Extensions of existing controls. Apple is also extending a range of pre-existing, successful parental controls to cover more features. More parental control options are a theme this year, giving parents more ways to manage what their kids can see, when kids have access, how parents can guide them, and who they can talk to. For example, parents will be able to condition access to specific websites on parental approval, via “Ask to Browse.” Just as parents can currently condition access to any app by their child’s device on permission via “Ask to Buy,” the new updates will enable the same permission process for access to specific websites a minor attempts to navigate to on their device’s browser. Similarly, parents who already approve messaging via “Ask to Communicate” and use “Communication Safety,” which can blur or not deliver images that may contain nudity, can now also set up this feature for images that may contain violent content or gore. Giving parents additional, detailed controls over their kids’ online experiences ensures developers have a safe ecosystem in which to build.
These parental control updates are critical indicators that the existing tools work well and are improving. With this year’s upgrades, expanded controls will make managing kids’ online experience more effective, while the suggested defaults will make the process more user-friendly.
Unfortunately, Apple users in Texas will likely have a less accessible and more frustrating experience than the rest of the world because Texas’s App Store Accountability Act (ASAA) went into effect on May 28. For parents in Texas, the process of setting up new child accounts will have more hurdles, as the App Store must prohibit a parent from doing so unless they provide information sufficient for the stores to verify the age of their child. Texas families will generally have to submit government IDs—passports or birth certificates for kids under driving age—to the App Store as part of the initial setup of the device and App Store account. Without information sufficient to distinguish the age of a child under 13 or between 13 and 16, the store will not be able to set up an account for the child.

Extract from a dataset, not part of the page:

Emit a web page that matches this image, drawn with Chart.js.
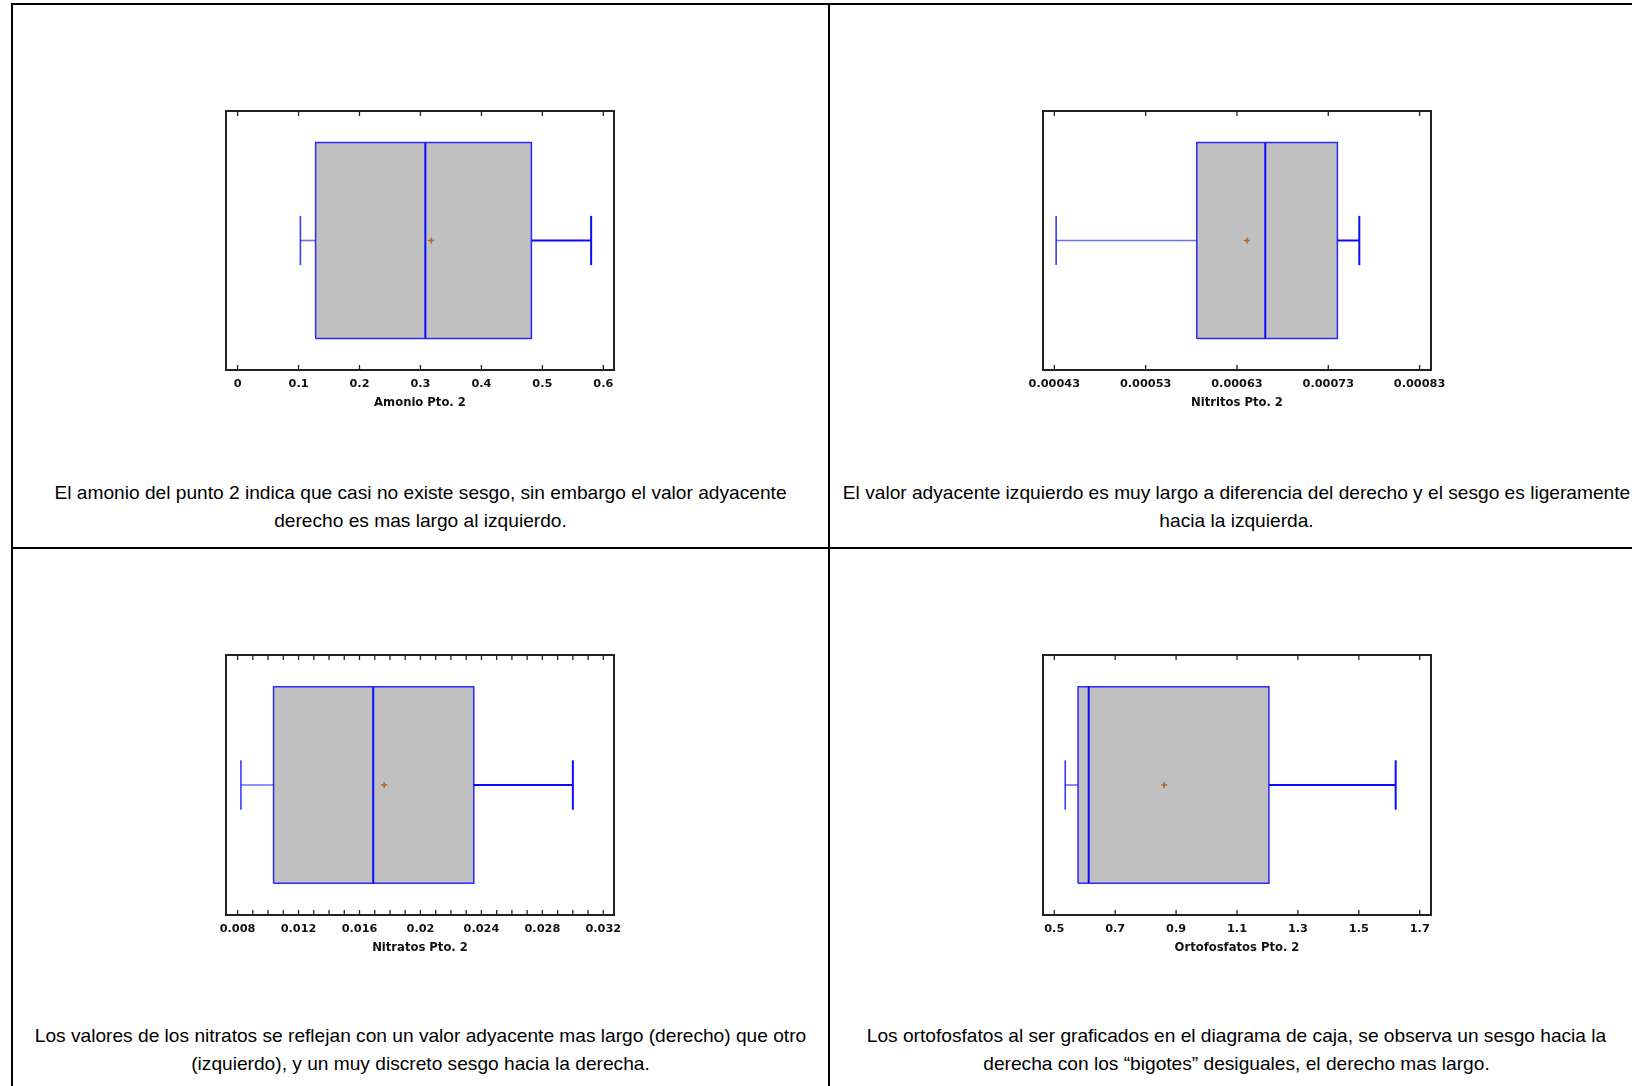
<!DOCTYPE html>
<html lang="es">
<head>
<meta charset="utf-8">
<title>Diagramas de caja – Punto 2</title>
<script src="https://cdn.jsdelivr.net/npm/chart.js@4.4.1/dist/chart.umd.min.js"></script>
<style>
  html, body { margin: 0; padding: 0; background: #fff; }
  body { width: 1632px; height: 1086px; position: relative; overflow: hidden;
         font-family: "Liberation Sans", Arial, sans-serif; }
  .rule { position: absolute; background: #000; }
  .plot { position: absolute; }
  .caption { position: absolute; font-size: 19.15px; line-height: 28px; color: #000;
             text-align: center; white-space: nowrap; transform: translateX(-50%); }
</style>
</head>
<body>
<!-- table rules -->
<div class="rule" style="left:11px;top:3px;width:1621px;height:2px"></div>
<div class="rule" style="left:11px;top:3px;width:2px;height:1083px"></div>
<div class="rule" style="left:828px;top:3px;width:2px;height:1083px"></div>
<div class="rule" style="left:11px;top:547px;width:1621px;height:2px"></div>

<div class="caption" style="left:420.5px;top:478.5px">El amonio del punto 2 indica que casi no existe sesgo, sin embargo el valor adyacente<br>derecho es mas largo al izquierdo.</div>
<div class="caption" style="left:1236.5px;top:478.5px">El valor adyacente izquierdo es muy largo a diferencia del derecho y el sesgo es ligeramente<br>hacia la izquierda.</div>
<div class="caption" style="left:420.5px;top:1022px">Los valores de los nitratos se reflejan con un valor adyacente mas largo (derecho) que otro<br>(izquierdo), y un muy discreto sesgo hacia la derecha.</div>
<div class="caption" style="left:1236.5px;top:1022px">Los ortofosfatos al ser graficados en el diagrama de caja, se observa un sesgo hacia la<br>derecha con los “bigotes” desiguales, el derecho mas largo.</div>

<script>
// ---- data: five-number summaries and means, one entry per parameter ----
const variables   = ['Amonio Pto. 2', 'Nitritos Pto. 2', 'Nitratos Pto. 2', 'Ortofosfatos Pto. 2'];
const whiskerLow  = [0.103, 0.000432, 0.00822, 0.536];
const quartile1   = [0.128, 0.000586, 0.01036, 0.578];
const medians     = [0.308, 0.000661, 0.0169,  0.613];
const quartile3   = [0.482, 0.000740, 0.0235,  1.205];
const whiskerHigh = [0.580, 0.000764, 0.0300,  1.621];
const means       = [0.3175, 0.000641, 0.01762, 0.861];

// ---- axis ranges and ticks ----
const axisMin = [-0.019, 0.0004176, 0.00724, 0.463];
const axisMax = [0.6175, 0.0008425, 0.0327, 1.737];

const amonioTicks      = [0, 0.1, 0.2, 0.3, 0.4, 0.5, 0.6];
const amonioLabels     = ['0', '0.1', '0.2', '0.3', '0.4', '0.5', '0.6'];
const nitritosTicks    = [0.00043, 0.00053, 0.00063, 0.00073, 0.00083];
const nitritosLabels   = ['0.00043', '0.00053', '0.00063', '0.00073', '0.00083'];
const nitratosTicks    = [0.008, 0.012, 0.016, 0.02, 0.024, 0.028, 0.032];
const nitratosLabels   = ['0.008', '0.012', '0.016', '0.02', '0.024', '0.028', '0.032'];
const nitratosMinor    = [0.009, 0.010, 0.011, 0.013, 0.014, 0.015, 0.017, 0.018, 0.019,
                          0.021, 0.022, 0.023, 0.025, 0.026, 0.027, 0.029, 0.030, 0.031];
const ortofosTicks     = [0.5, 0.7, 0.9, 1.1, 1.3, 1.5, 1.7];
const ortofosLabels    = ['0.5', '0.7', '0.9', '1.1', '1.3', '1.5', '1.7'];

const tickSets   = [amonioTicks, nitritosTicks, nitratosTicks, ortofosTicks];
const labelSets  = [amonioLabels, nitritosLabels, nitratosLabels, ortofosLabels];
const minorSets  = [[], [], nitratosMinor, []];

// ---- drawing geometry (page pixels of each plot frame) ----
const frames = [
  { l: 226,  t: 111, r: 614,  b: 370 },
  { l: 1043, t: 111, r: 1431, b: 370 },
  { l: 226,  t: 655, r: 614,  b: 915 },
  { l: 1043, t: 655, r: 1431, b: 915 }
];
const BOX_LO = 0.122, BOX_HI = 0.878, CAP_LO = 0.405, CAP_HI = 0.595, MID = 0.5;

const TICK_FONT = 11.3, TITLE_FONT = 11.6, TICK_PAD = 7.2, TITLE_PAD_TOP = -2.2;
const AXIS_H = TICK_FONT * 1.2 + 2 * TICK_PAD + TITLE_FONT * 1.2 + TITLE_PAD_TOP;

Chart.defaults.font.family = '"DejaVu Sans", "Liberation Sans", sans-serif';
Chart.defaults.color = '#111';

const FRAME_COLOR = '#222';
const BLUE = '#0a0aff';

// inward tick marks along the top and bottom edges of the frame
const innerTicks = {
  id: 'innerTicks',
  afterDatasetsDraw(chart) {
    const xs = chart.scales.x;
    const { top, bottom } = chart.chartArea;
    const ctx = chart.ctx;
    ctx.save();
    ctx.strokeStyle = FRAME_COLOR;
    ctx.lineWidth = 1.3;
    ctx.beginPath();
    xs.ticks.forEach(t => {
      const px = xs.getPixelForValue(t.value);
      ctx.moveTo(px, bottom);
      ctx.lineTo(px, bottom - 5);
      ctx.moveTo(px, top);
      ctx.lineTo(px, top + 5);
    });
    ctx.stroke();
    ctx.restore();
  }
};

function seg(x1, y1, x2, y2) { return [{ x: x1, y: y1 }, { x: x2, y: y2 }]; }

function buildPanel(i) {
  const f = frames[i];
  const pad = { left: 60, right: 60, top: 12, bottom: 8 };
  const width = Math.round(f.r - f.l + pad.left + pad.right);
  const height = Math.round(f.b - f.t + pad.top + AXIS_H + pad.bottom);

  const holder = document.createElement('div');
  holder.className = 'plot';
  holder.style.left = (f.l - pad.left) + 'px';
  holder.style.top = (f.t - pad.top) + 'px';
  const canvas = document.createElement('canvas');
  canvas.width = width;
  canvas.height = height;
  holder.appendChild(canvas);
  document.body.appendChild(holder);

  const layoutPad = { left: pad.left, right: width - pad.left - (f.r - f.l),
                      top: pad.top, bottom: height - pad.top - (f.b - f.t) - AXIS_H };

  // combined major + minor tick list
  const ticks = tickSets[i].map((v, k) => ({ value: v, label: labelSets[i][k] }))
    .concat(minorSets[i].map(v => ({ value: v, label: '' })))
    .sort((a, b) => a.value - b.value);

  const q1 = quartile1[i], q3 = quartile3[i], md = medians[i];
  const line = (data, color, w, order) => ({
    data, showLine: true, fill: false, borderColor: color, borderWidth: w,
    pointRadius: 0, order: order || 0
  });

  const datasets = [
    line(seg(md, BOX_LO, md, BOX_HI), BLUE, 2),
    line(seg(whiskerLow[i], MID, q1, MID), 'rgba(10,10,255,0.6)', 1.6),
    line(seg(q3, MID, whiskerHigh[i], MID), BLUE, 2),
    line(seg(whiskerLow[i], CAP_LO, whiskerLow[i], CAP_HI), 'rgba(10,10,255,0.8)', 1.6),
    line(seg(whiskerHigh[i], CAP_LO, whiskerHigh[i], CAP_HI), BLUE, 2),
    {
      data: [{ x: means[i], y: MID }], showLine: false, pointStyle: 'cross',
      pointRadius: 3, borderColor: '#b8642f', borderWidth: 1.5, order: 0
    },
    {
      data: [{ x: q1, y: BOX_LO }, { x: q3, y: BOX_LO }, { x: q3, y: BOX_HI },
             { x: q1, y: BOX_HI }, { x: q1, y: BOX_LO }],
      showLine: true, fill: 'shape', backgroundColor: '#c0c0c0',
      borderColor: 'rgba(10,10,255,0.85)', borderWidth: 1.5, pointRadius: 0, order: 5
    }
  ];

  const hiddenAxis = (position) => ({
    type: 'linear', position, min: 0, max: 1, display: true,
    grid: { display: false, drawTicks: false },
    ticks: { display: false },
    border: { display: true, color: FRAME_COLOR, width: 2 }
  });

  return new Chart(canvas, {
    type: 'scatter',
    data: { datasets },
    options: {
      responsive: false,
      animation: false,
      events: [],
      layout: { padding: layoutPad },
      plugins: { legend: { display: false }, tooltip: { enabled: false } },
      scales: {
        x: {
          type: 'linear', position: 'bottom', min: axisMin[i], max: axisMax[i],
          afterBuildTicks: (scale) => { scale.ticks = ticks.map(t => ({ value: t.value })); },
          ticks: {
            autoSkip: false, maxRotation: 0, minRotation: 0, padding: TICK_PAD,
            font: { size: TICK_FONT, weight: 'bold' }, color: '#111',
            callback: (v, idx) => ticks[idx] ? ticks[idx].label : ''
          },
          grid: { display: false, drawTicks: false },
          border: { display: true, color: FRAME_COLOR, width: 2 },
          title: {
            display: true, text: variables[i], color: '#111',
            font: { size: TITLE_FONT, weight: 'bold' },
            padding: { top: TITLE_PAD_TOP, bottom: 0 }
          }
        },
        x2: {
          type: 'linear', position: 'top', min: axisMin[i], max: axisMax[i], display: true,
          grid: { display: false, drawTicks: false },
          ticks: { display: false },
          border: { display: true, color: FRAME_COLOR, width: 2 }
        },
        y: hiddenAxis('left'),
        y2: hiddenAxis('right')
      }
    },
    plugins: [innerTicks]
  });
}

variables.forEach((_, i) => buildPanel(i));
</script>
</body>
</html>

After the setup stage, parents in Texas will encounter additional problems where, in other parts of the world, the process just works. For example, ASAA requires the App Store to send download consent or rejection “flags” to developers rather than allowing app download rejections to happen at the iOS level, which is how it works everywhere else. These flags are in addition to the requirement for developers to receive age category flags. This means that parents cannot rely on their flags being honored unless the apps their child wants to download have been updated for compliance. More broadly, it means that the consistently reliable “Ask to Buy” feature, the updates to it announced at WWDC this year, and those rolled out in the future, are now uncertain for Texas families thanks to ASAA.
Likewise, by saddling all iOS developers with verification-backed flags, all apps could be required to comply with the federal Children’s Online Privacy Protection Act (COPPA). COPPA compliance is expensive and not designed for general audience apps—and general audience apps are not developed to adhere to COPPA. The resulting liability and compliance hangover is prohibitive, inevitably resulting in developers being less likely to provide stargazing apps and calculators for all ages and limiting users’ options in Texas. This outcome actually makes parental controls and updates like the ones announced at WWDC less effective and more confusing, as calculator apps are pushed into the 13+ category and put out of reach when parents want them on their kids’ devices.
While ASAA proponents may be tempted to point to parental control updates as a result of legislative threats, the opposite is true. ASAA actively thwarts parental controls and is serving only to threaten and undermine their evolution. When ASAA was not yet a bill (and iOS parental controls were already 10 years old) in January 2024, I wrote about the existing parental controls, explaining why it would be a bad idea to degrade them and undermine their evolution with government mandates. Unless policymakers stop its spread, ASAA might succeed in turning the thriving mobile ecosystem and its advancing parental controls into one that is static and directed by government bureaucrats rather than parents and innovators.